This article answers the most common questions prospective clients ask about purchase order financing. We encourage you to read it carefully before submitting information.
Purchase order funding can only be used to finance transactions in which your company is re-selling a completed product (e.g., finished goods) to another company or government agency. Your company must buy the finished goods from a supplier, distributor, or a third-party manufacturing company.
Note: Transactions where the product requires more than one supplier tend to be challenging to finance. These transactions will be evaluated on a case-by-case basis. These include transactions where raw materials are provided by one supplier and shipped to a second supplier for finishing.
Purchase order financing cannot be used to finance manufacturing companies, service contracts, support contracts, consulting engagements, buildouts, or construction projects.
Note: manufacturing companies should consider using supplier financing, which provides many of the benefits of PO financing.
We can finance only purchase orders that sell products. Unfortunately, we are unable to finance orders that include a service component. Examples of services include installation, assembly, configuration, consulting, etc.
The smallest transaction we can finance is $100,000. We don’t have defined maximum transaction limits, and we can finance transactions in the millions of dollars, provided they are well structured.
All overseas suppliers are paid either through a letter of credit or cash against shipping documents. We can provide a letter of credit before they begin working on your order. These methods ensure payment to your supplier, provided they shipped their product to you.
We can pay only via a letter of credit or cash against documents. Both ensure payment to the supplier and guarantee the delivery of the goods that meet your purchase order’s specifications.
A cash prepayment to your supplier exposes your company to a financial double jeopardy. This is best explained with an example. Let’s say the finance company prepays your supplier, but the supplier does not deliver the goods. This leaves you without the product, liable to your client, and liable to the finance company. Obviously, you want to avoid this situation.

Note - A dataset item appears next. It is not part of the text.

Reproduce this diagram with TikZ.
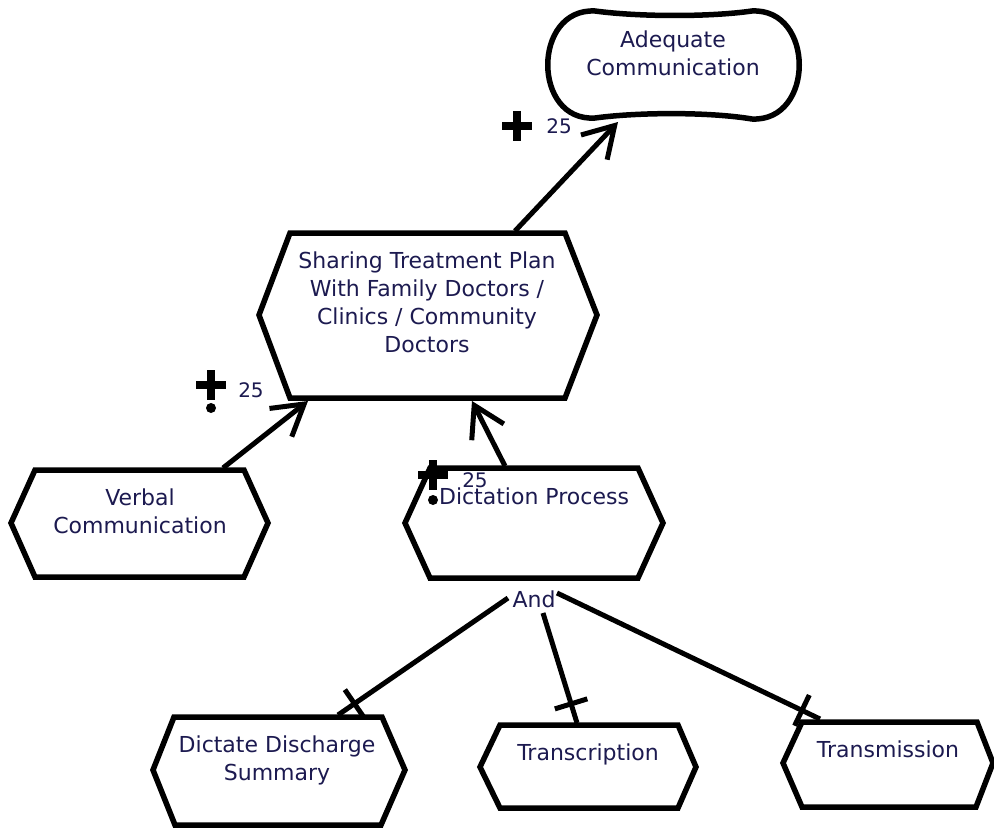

There are two possible reasons a supplier would ask you for a prepayment. The first reason is that the supplier is unfamiliar with your company and is unwilling to provide you with credit terms. Purchase order financing is designed to help you with this situation. We offer to pay your supplier with a letter of credit. Letters of credit provide your supplier with a guaranteed form of payment as long as they deliver according to your purchase order.
The second reason a supplier may ask for a prepayment is that they are not doing well financially. In other words, they don’t have the resources to fulfill your order unless you pay them first. By asking you to prepay them, your supplier is asking you to take the risk and finance them. We view these situations as very risky and are unable to provide financing.

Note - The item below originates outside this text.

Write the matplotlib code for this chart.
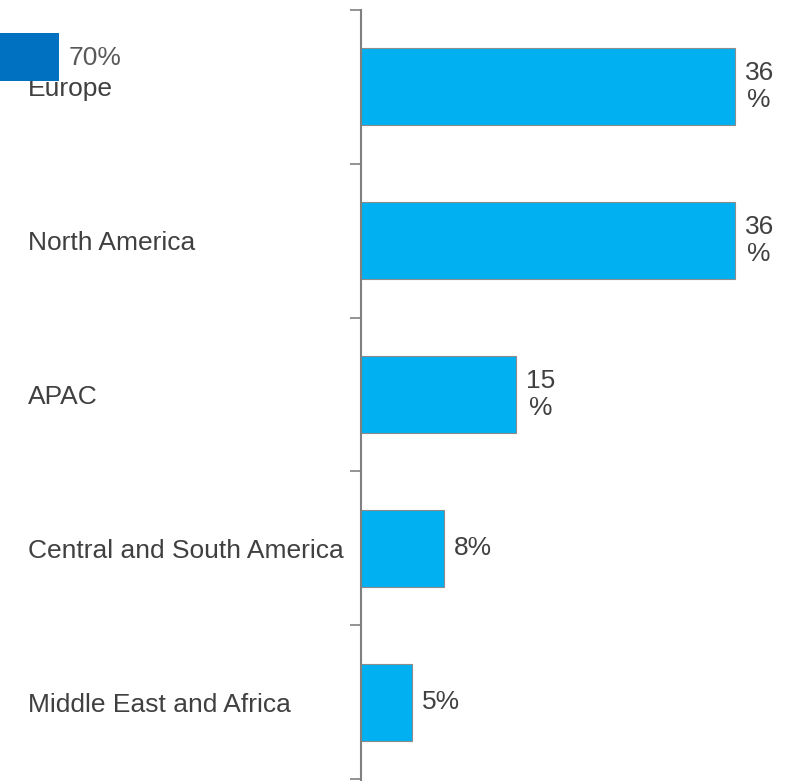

This depends on the payment terms with your suppliers. If they give you net-30 to net-60 day terms after shipping, we can usually pay by wire transfer per your regular terms. If your supplier requires an upfront payment, we can pay them using a letter of credit.
We may consider making a prepayment only to suppliers that meet all these conditions:
a) Large company (i.e., Fortune 500)
b) Excellent track record
c) Excellent commercial credit
d) Demonstrated financial stability
Please note that most transactions are done using a letter of credit.

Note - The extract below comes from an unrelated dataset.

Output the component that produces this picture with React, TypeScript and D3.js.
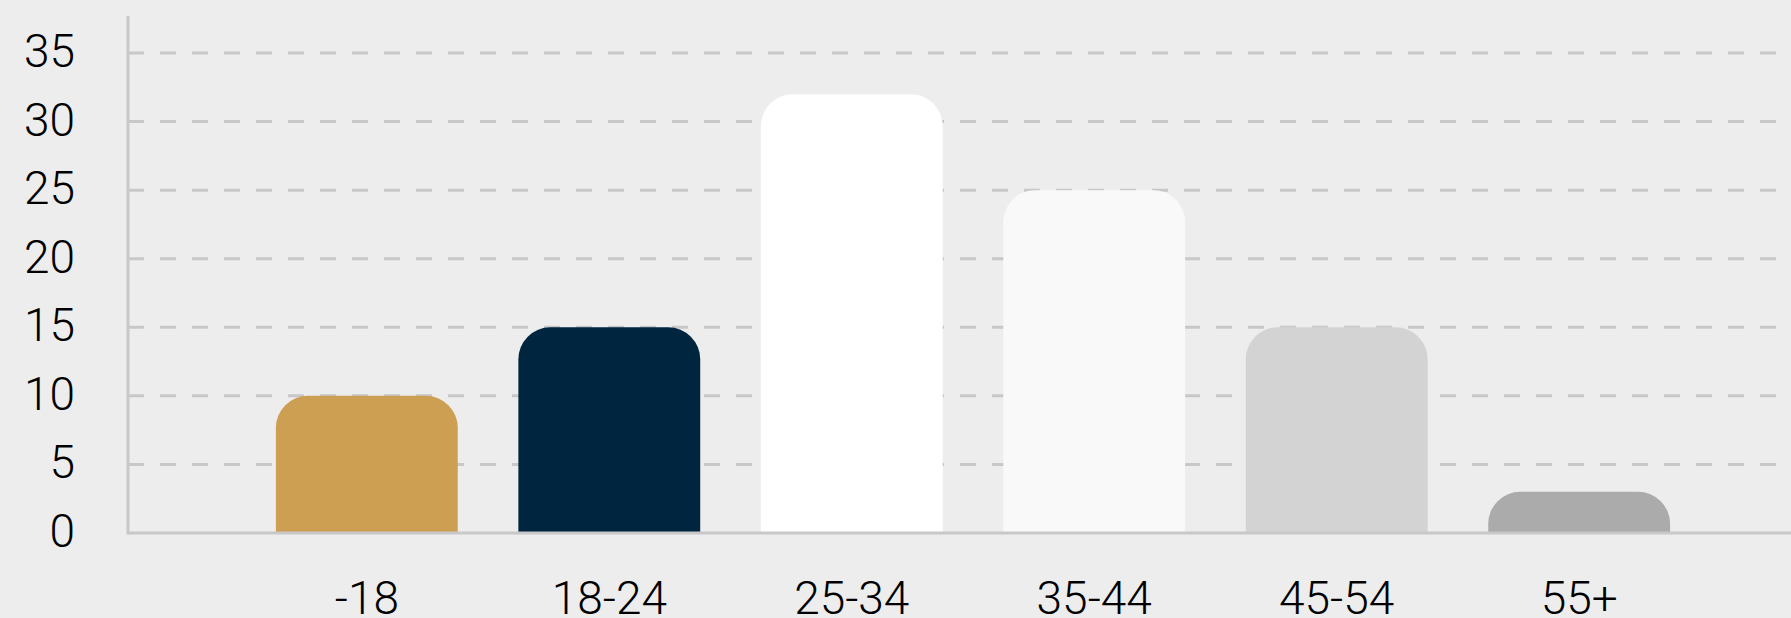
import React from 'react';
import * as d3 from 'd3';

const categories = ['-18', '18-24', '25-34', '35-44', '45-54', '55+'];
const values = [10, 15, 32, 25, 15, 3];
const barColors = ['#CC9F53', '#00253F', '#FFFFFF', '#F9F9F9', '#D3D3D3', '#ABABAB'];
const yTicks = [0, 5, 10, 15, 20, 25, 30, 35];

const W = 1791;
const H = 618;
const FONT = 'Roboto, "Noto Sans", sans-serif';

function topRoundedBar(x: number, y: number, w: number, h: number, r: number) {
  const rr = Math.min(r, w / 2, h);
  const p = d3.path();
  p.moveTo(x, y + h);
  p.lineTo(x, y + rr);
  p.arcTo(x, y, x + rr, y, rr);
  p.lineTo(x + w - rr, y);
  p.arcTo(x + w, y, x + w, y + rr, rr);
  p.lineTo(x + w, y + h);
  p.closePath();
  return p.toString();
}

export default function App() {
  const axisX = 128;
  const baseY = 533;

  const x = d3.scaleBand<string>()
    .domain(categories)
    .range([axisX, 1818])
    .paddingInner(0.25)
    .paddingOuter(0.61);

  const y = d3.scaleLinear().domain([0, 37.7]).range([baseY, 16]);

  return (
    <svg
      width={W}
      height={H}
      style={{ position: 'absolute', left: 0, top: 0, background: '#EDEDED' }}
      fontFamily={FONT}
      fontWeight={300}
    >
      <rect x={0} y={0} width={W} height={H} fill="#EDEDED" />

      {/* grid */}
      {yTicks.filter(t => t > 0).map(t => (
        <line key={t} x1={axisX} x2={W} y1={y(t)} y2={y(t)}
          stroke="#C8C8C8" strokeWidth={3} strokeDasharray="16,16" />
      ))}

      {/* bars */}
      {categories.map((c, i) => (
        <path key={c}
          d={topRoundedBar(x(c)!, y(values[i]), x.bandwidth(), baseY - y(values[i]), 32)}
          fill={barColors[i]} />
      ))}

      {/* axes */}
      <line x1={axisX} x2={axisX} y1={y(37.7)} y2={baseY + 1.5} stroke="#C8C8C8" strokeWidth={3} />
      <line x1={axisX} x2={W} y1={baseY} y2={baseY} stroke="#C8C8C8" strokeWidth={3} />

      {yTicks.map(t => (
        <text key={t} x={75} y={y(t) + 14} textAnchor="end" fontSize={46} fill="#000">{t}</text>
      ))}

      {categories.map(c => (
        <text key={c} x={x(c)! + x.bandwidth() / 2} y={614} textAnchor="middle" fontSize={46} fill="#000">{c}</text>
      ))}
    </svg>
  );
}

Generally, transactions with a single supplier for the order are the simplest to execute. Transactions that include multiple suppliers have to be examined on an individual basis to determine if we can finance them.
We can finance companies that are relatively new, as long as they have sold the product before and can show a few successful transactions. We ask for a track record with a few successful transactions because it demonstrates that all the major supply chain and logistics issues have been ironed out.
We are unable to finance transactions that involve products with no track record. However, we can consider transactions of products that have had a few initial sales transactions. This is similar to the situation in question #10
There is a due diligence cost to set up an initial account. This cost varies and is determined by the size and complexity of your transaction.
Most transactions require that the goods be inspected by a third-party company, such as SGS. This ensures that the goods meet the requirements outlined in your purchase order. This reduces the risk of the transaction for all parties. Your company usually covers the cost of the inspection. Note that inspection requirements are determined for each transaction individually.
Setting up a financing line takes a couple of weeks, provided we receive all the information that we ask for in a timely manner. Once the account has been established, subsequent transactions can be funded much faster. Please keep in mind that some items in the setup process are beyond our control and may affect the setup timeline.